= Greg Hill (author) =

American musician, illustrator, and author

Greg Hill (Gregory Walter Hill and Soapy Argyle) is an American musician, illustrator and author. He is best known for his novel, East of Denver.

== Personal ==
Hill was raised in eastern Colorado. He lives and works in Joes, Colorado.

== Writing ==
Gregory Hill is the author of four novels. These include The Strattford County Trilogy--East of Denver (2012), The Lonesome Trials of Johnny Riles (2015) and Zebra Skin Shirt (2018)--as well as the forthcoming Sister Liberty (2023), which will be the first novel of the epochal Stables Family Series.

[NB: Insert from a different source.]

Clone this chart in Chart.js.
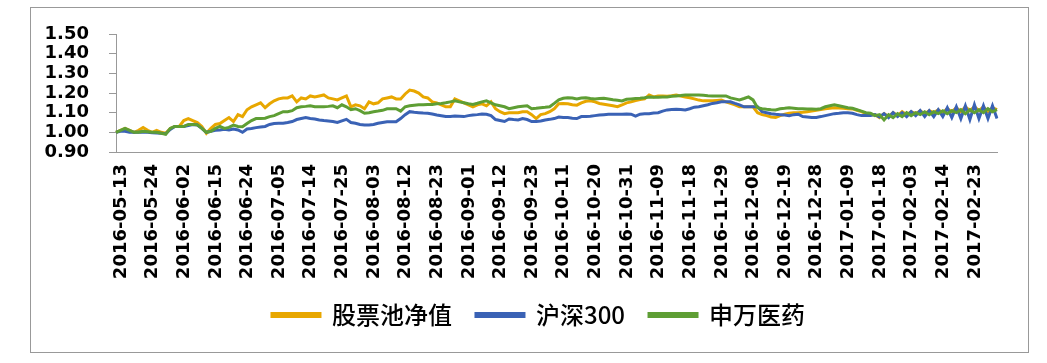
<!DOCTYPE html>
<html>
<head>
<meta charset="utf-8">
<script src="https://cdn.jsdelivr.net/npm/chart.js@4.4.0/dist/chart.umd.min.js"></script>
<style>
  body { margin: 0; background: #fff; }
  #wrap { position: relative; width: 1047px; height: 363px; }
  #frame { position: absolute; left: 30px; top: 7px; width: 997px; height: 344px; border: 1px solid #999; }
  canvas { position: absolute; left: 0; top: 0; }
</style>
</head>
<body>
<div id="wrap">
  <div id="frame"></div>
  <canvas id="chart" width="1047" height="363"></canvas>
</div>
<script>
// trading days 2016-05-13 .. 2017-03-03 (weekends + exchange holidays skipped)
const startDate = "2016-05-13";
const endDate = "2017-03-03";
const holidays = [
  "2016-06-09", "2016-06-10",
  "2016-09-15", "2016-09-16",
  "2016-10-03", "2016-10-04", "2016-10-05", "2016-10-06", "2016-10-07",
  "2017-01-02",
  "2017-01-27", "2017-01-30", "2017-01-31", "2017-02-01", "2017-02-02"
];

const poolNav = [
  1.000,1.010,1.020,1.010,1.000,1.010,1.025,1.010,1.000,1.010,
  1.000,0.995,1.020,1.030,1.030,1.060,1.070,1.060,1.050,1.030,
  0.995,1.020,1.040,1.045,1.060,1.075,1.055,1.090,1.080,1.115,
  1.130,1.140,1.150,1.125,1.145,1.160,1.170,1.175,1.175,1.185,
  1.155,1.175,1.170,1.185,1.180,1.185,1.190,1.175,1.170,1.165,
  1.175,1.185,1.130,1.140,1.135,1.120,1.155,1.145,1.150,1.170,
  1.175,1.180,1.170,1.170,1.195,1.215,1.210,1.200,1.180,1.175,
  1.155,1.150,1.140,1.130,1.130,1.170,1.160,1.150,1.140,1.130,
  1.140,1.145,1.135,1.155,1.120,1.105,1.095,1.100,1.100,1.100,
  1.105,1.105,1.090,1.070,1.090,1.095,1.105,1.120,1.145,1.147,
  1.145,1.140,1.138,1.150,1.158,1.160,1.155,1.147,1.143,1.139,
  1.135,1.130,1.139,1.150,1.155,1.162,1.167,1.170,1.190,1.180,
  1.185,1.185,1.183,1.186,1.190,1.185,1.180,1.176,1.170,1.164,
  1.160,1.160,1.160,1.162,1.164,1.155,1.147,1.140,1.130,1.130,
  1.130,1.130,1.100,1.090,1.085,1.078,1.075,1.085,1.092,1.097,
  1.100,1.100,1.102,1.105,1.108,1.112,1.116,1.120,1.122,1.125,
  1.124,1.122,1.120,1.119,1.112,1.105,1.095,1.090,1.090,1.075,
  1.095,1.080,1.100,1.085,1.105,1.090,1.105,1.095,1.110,1.095,
  1.110,1.100,1.115,1.100,1.120,1.105,1.125,1.105,1.130,1.110,
  1.130,1.110,1.130,1.105,1.125,1.115
];

const hs300 = [
  1.000,1.005,1.005,1.000,1.000,1.000,1.000,1.000,0.998,0.997,
  0.995,0.993,1.015,1.030,1.030,1.030,1.035,1.040,1.037,1.020,
  1.000,1.005,1.010,1.012,1.015,1.012,1.017,1.012,1.000,1.017,
  1.020,1.024,1.027,1.030,1.040,1.045,1.046,1.046,1.050,1.055,
  1.065,1.070,1.075,1.070,1.068,1.063,1.060,1.058,1.055,1.050,
  1.058,1.066,1.050,1.046,1.040,1.037,1.037,1.040,1.046,1.050,
  1.054,1.054,1.054,1.070,1.090,1.105,1.102,1.100,1.098,1.097,
  1.093,1.088,1.084,1.080,1.080,1.083,1.082,1.080,1.085,1.088,
  1.090,1.093,1.092,1.085,1.065,1.060,1.055,1.068,1.065,1.063,
  1.070,1.065,1.055,1.055,1.058,1.063,1.066,1.070,1.078,1.075,
  1.075,1.072,1.070,1.080,1.080,1.082,1.085,1.088,1.090,1.092,
  1.092,1.092,1.092,1.093,1.092,1.082,1.092,1.094,1.095,1.098,
  1.100,1.108,1.114,1.116,1.117,1.116,1.114,1.120,1.128,1.130,
  1.135,1.140,1.147,1.150,1.155,1.155,1.155,1.147,1.140,1.130,
  1.130,1.130,1.130,1.105,1.100,1.095,1.092,1.090,1.088,1.085,
  1.090,1.092,1.080,1.078,1.075,1.076,1.080,1.085,1.090,1.095,
  1.097,1.100,1.100,1.097,1.090,1.085,1.085,1.085,1.090,1.078,
  1.095,1.075,1.100,1.080,1.100,1.080,1.105,1.085,1.110,1.080,
  1.110,1.080,1.115,1.080,1.125,1.075,1.130,1.070,1.135,1.065,
  1.140,1.070,1.135,1.070,1.135,1.070
];

const swPharma = [
  1.000,1.010,1.020,1.010,1.000,1.000,1.005,1.003,1.000,1.000,
  0.995,0.990,1.020,1.030,1.030,1.030,1.040,1.040,1.038,1.020,
  1.000,1.005,1.020,1.030,1.020,1.025,1.037,1.030,1.028,1.045,
  1.060,1.070,1.070,1.072,1.080,1.085,1.095,1.105,1.105,1.110,
  1.125,1.130,1.132,1.135,1.130,1.130,1.130,1.132,1.135,1.125,
  1.140,1.130,1.115,1.120,1.110,1.097,1.100,1.105,1.108,1.112,
  1.120,1.120,1.120,1.108,1.130,1.135,1.138,1.140,1.140,1.142,
  1.142,1.145,1.147,1.150,1.155,1.160,1.155,1.150,1.145,1.142,
  1.148,1.155,1.160,1.150,1.140,1.135,1.130,1.120,1.125,1.130,
  1.133,1.135,1.120,1.122,1.125,1.127,1.130,1.147,1.165,1.173,
  1.176,1.175,1.170,1.175,1.176,1.172,1.170,1.172,1.173,1.170,
  1.166,1.163,1.160,1.168,1.170,1.172,1.173,1.176,1.180,1.178,
  1.178,1.180,1.180,1.183,1.185,1.187,1.190,1.190,1.190,1.190,
  1.188,1.186,1.185,1.185,1.185,1.185,1.175,1.170,1.165,1.172,
  1.180,1.165,1.125,1.120,1.117,1.115,1.114,1.120,1.122,1.125,
  1.123,1.120,1.120,1.119,1.119,1.118,1.120,1.130,1.135,1.140,
  1.135,1.130,1.125,1.122,1.115,1.108,1.100,1.097,1.085,1.090,
  1.063,1.090,1.075,1.095,1.080,1.100,1.085,1.100,1.090,1.105,
  1.090,1.105,1.095,1.110,1.095,1.110,1.100,1.115,1.095,1.115,
  1.100,1.115,1.100,1.120,1.105,1.115
];

const seriesNames = ["股票池净值", "沪深300", "申万医药"];
const seriesColors = ["#E8A700", "#3A62B5", "#5E9E34"];
const labelEvery = 7;

function tradingDays(from, to, skip) {
  const out = [];
  const d = new Date(from + "T00:00:00Z");
  const last = new Date(to + "T00:00:00Z");
  while (d <= last) {
    const s = d.toISOString().slice(0, 10);
    const wd = d.getUTCDay();
    if (wd !== 0 && wd !== 6 && !skip.includes(s)) out.push(s);
    d.setUTCDate(d.getUTCDate() + 1);
  }
  return out;
}

const dates = tradingDays(startDate, endDate, holidays);
const values = [poolNav, hs300, swPharma];

// later series drawn on top, like the original
const datasets = values.map((v, i) => ({
  label: seriesNames[i],
  data: v,
  borderColor: seriesColors[i],
  backgroundColor: seriesColors[i],
  borderWidth: 3,
  pointRadius: 0,
  tension: 0,
  order: 2 - i
}));

// legend in the original sits a bit right of centre
const legendShift = {
  id: "legendShift",
  afterLayout(chart) {
    if (!chart.legend) return;
    chart.legend.left += 40;
    chart.legend.right += 40;
  }
};

new Chart(document.getElementById("chart"), {
  type: "line",
  data: { labels: dates, datasets: datasets },
  plugins: [legendShift],
  options: {
    responsive: false,
    animation: false,
    devicePixelRatio: 1,
    layout: { padding: { left: 0, right: 50, top: 34, bottom: 26 } },
    plugins: {
      tooltip: { enabled: false },
      legend: {
        position: "bottom",
        labels: {
          boxWidth: 48,
          boxHeight: 3,
          padding: 24,
          color: "#000",
          font: { family: "'Noto Sans CJK SC'", size: 24, weight: "500" },
          sort: (a, b) => a.datasetIndex - b.datasetIndex
        }
      }
    },
    scales: {
      x: {
        offset: false,
        grid: { display: false, drawTicks: false },
        border: { display: true, color: "#999" },
        ticks: {
          autoSkip: false,
          minRotation: 90,
          maxRotation: 90,
          padding: 12,
          labelOffset: 5,
          color: "#000",
          font: { family: "'DejaVu Sans'", size: 18, weight: "bold" },
          callback: function (val, idx) {
            return idx % labelEvery === 0 ? this.getLabelForValue(val) : null;
          }
        },
        afterFit: function (s) { s.height = 127; }
      },
      y: {
        min: 0.9,
        max: 1.5,
        grid: { drawOnChartArea: false, color: "#999", tickLength: 7 },
        border: { display: true, color: "#999" },
        ticks: {
          stepSize: 0.1,
          autoSkip: false,
          padding: 20,
          color: "#000",
          font: { family: "'DejaVu Sans'", size: 18, weight: "bold" },
          callback: v => v.toFixed(2)
        },
        afterFit: function (s) { s.width = 116; }
      }
    }
  }
});
</script>
</body>
</html>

In 2013, Hill received the Colorado Book Award for East of Denver. which was published in 2012. He also produces graphics art work on concert promotional posters and CD inserts. His novel, The Lonesome Trials of Johnny Riles, won the Leapfrog Press Global Fiction Prize Contest in 2014. It was published in 2015.

Since 2016, Hill has contributed opinion columns to his local newspaper, The Yuma Pioneer, as well as the Colorado Times Recorder.

== Music career ==
Hill has recorded several solo albums and performed in bands including The Shivers, Mr. Tree and the Wingnuts, Marty Jones and the Pork Boilin' Po' Boys, The Orangu-Tones, Six Months to Live, The Super Phoenixes and the Babysitters. Hill plays guitar, saxophone, piano, sitar, banjo, vocals, harmonica and bass guitar.

Since 1999, Hill's record label, Sparky the Dog, has recorded over 50 albums, including releases by the Anti-Westerns, Plates of Cake, the New England Axe Factory and the North Cascades.

==Awards==
- 2014 Leapfrog Press Global Fiction Prize Contest for The Lonesome Trials of Johnny Riles.